En revanche, je comprends très bien la préoccupation de M. Bret, qui est logique : il faut pouvoir s'entretenir avec l'intéressé et lui expliquer ses droits, mais pas forcément dans sa langue ! Cela peut se faire dans une langue qu'il comprend.
Dans ces conditions, le point de vue de M. le ministre est plein de bon sens.
M. Michel Dreyfus-Schmidt. Je demande la parole pour explication de vote.
M. le président. La parole est à M. Dreyfus-Schmidt.
M. Michel Dreyfus-Schmidt. M. Gélard a raison : une langue que l'intéressé comprend est suffisante. Or c'est très exactement ce qui est écrit dans l'amendement n° 160 de nos collègues MM. Bret et Duffour ! Peut-être cela a-t-il échappé à notre collègue ?
J'ai donc l'impression, après avoir entendu M. Gélard, qu'il est favorable à cet amendement n° 160, et il a raison, car l'argumentation selon laquelle, parce que cette disposition figure dans une circulaire de la Chancellerie, il serait inutile de l'inscrire dans la loi ne me convainc pas. En effet, monsieur le ministre - j'en profite pour vous saluer ! - un règlement peut être annulé demain, alors qu'une loi ne peut pas être modifiée sans que le Parlement soit saisi.

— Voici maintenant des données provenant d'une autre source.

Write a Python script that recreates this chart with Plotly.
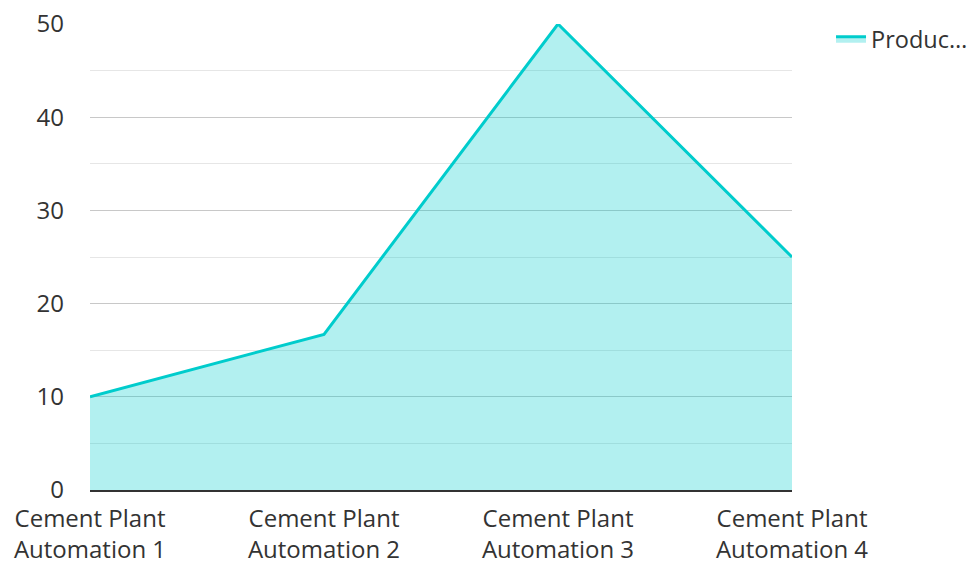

Quoi qu'il en soit, il est évident que l'on ne va pas garder à vue quelqu'un qui ne comprend pas ce qu'on lui dit et dont on ne comprend pas ce qu'il dit ! Et, puisque cela figure déjà dans les circulaires, autant le faire figurer dans la loi !

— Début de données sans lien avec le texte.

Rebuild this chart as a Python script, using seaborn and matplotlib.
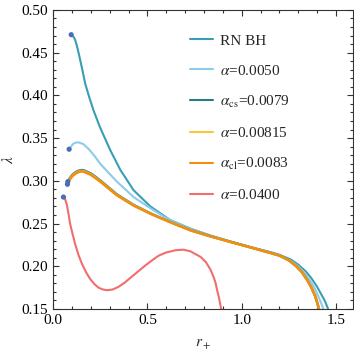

En ce qui nous concerne, nous voterons donc l'amendement n° 160.
M. le président. Quel est, en définitive, l'avis de la commission ?
M. Charles Jolibois, rapporteur. Nous avons interrogé le Gouvernement et nous avons obtenu une réponse : même si sa mise en place peut se révéler délicate, le service d'interprètes fonctionne et le procès-verbal de garde à vue mentionne bien que l'intéressé a disposé d'un interprète et que la procédure a été suivie, à peine de nullité.
La commission des lois m'avait chargé de poser la question, et je suis obligé de dire que la réponse qui m'a été donnée me satisfait. J'estime donc qu'il n'est pas nécessaire de demander la communication d'un document écrit.
M. Alain Richard, ministre de la défense. Je demande la parole.
M. le président. La parole est à M. le ministre.
M. Alain Richard, ministre de la défense. Après avoir entendu les différents orateurs, je tiens à souligner que la garantie la plus solide pour une personne mise en garde à vue et qui ne maîtrise pas la langue française réside dans le dernier alinéa de l'article 63-1 du code de procédure pénale, qui édicte une obligation sans limite de communication verbale à l'intéressé dans une langue qu'il comprend, ce qui élimine, au passage, le cas des personnes qui ne maîtrisent qu'une langue sans maîtriser l'écrit.
L'adjonction envisagée ne serait pas plus protectrice pour la personne gardée à vue, mais serait source de confusion dans le déroulement de la procédure.
M. le président. Personne ne demande plus la parole ?...
Je mets aux voix l'amendement n° 160, repoussé par la commission et par le Gouvernement.